En 1928, dans un climat de censure croissante à l’encontre de la culture russe, qui conduira plus tard à une interdiction presque totale des productions littéraires et théâtrales russes lorsque, sept ans plus tard, quelque cinquante pays de la Société des Nations imposeront des sanctions économiques à l’Italie fasciste pour son agression contre l’Éthiopie, un grand écrivain et journaliste comme Guido Piovene, dans la revue Il convegno constatant la bêtise de ceux qui disaient qu’il ne fallait pas lire les Russes parce qu’ils nous faisaient du tort à nous, Occidentaux, et constatant également l’intérêt que de nombreux jeunes portaient à la littérature russe, pouvait écrire qu’“il est ridicule de fermer les portes d’une ville vide, il est ridicule de se cloîtrer dans un cloître qui ne sert pas à défendre la richesse, mais seulement à empêcher la richesse d’entrer de l’extérieur”. Heureusement nous ne sommes plus dans les années 30, heureusement il n’y a plus de fascisme, et heureusement ce matin il y a eu un concert unanime de protestations contre la censure de Dostoïevski (la polémique a été soulevée, mais c’était le contraire de ce que l’université imaginait) et l’université de Milan-Bicocca a fait marche arrière. Et la situation de l’Italie à l’époque est tout à fait incomparable à celle d’aujourd’hui. Mais c’est justement parce que nous vivons aujourd’hui dans une démocratie que nous devons souligner et garder à l’esprit les paroles de Piovene, et empêcher que des tentations dangereuses ne réapparaissent.

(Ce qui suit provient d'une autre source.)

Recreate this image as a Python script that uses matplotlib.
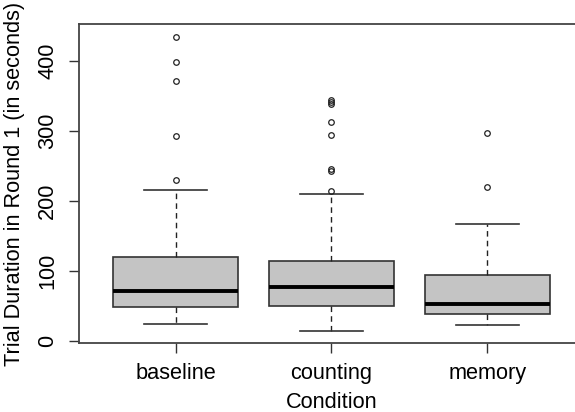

Certes, le danger semble aujourd’hui assez éloigné, d’une part parce que la société civile se montre responsable, et d’autre part parce que, pour l’instant, nous en sommes encore au stade tragicomique. C’est-à-dire à la tentative de censure par crainte que quelqu’un ne s’indigne de l’évocation de Dostoïevski dans une université. Pour compléter le tableau, il ne manque plus que quelqu’un qui propose de remplacer Dostoïevski parIphigénie en Tauride d’Euripide, puisqu’il s’agit d’un type qui se rend sur le territoire appelé aujourd’hui Crimée pour voler une statue: peut-être que certains pourraient l’interpréter comme un acte de résistance à l’égard de la Russie.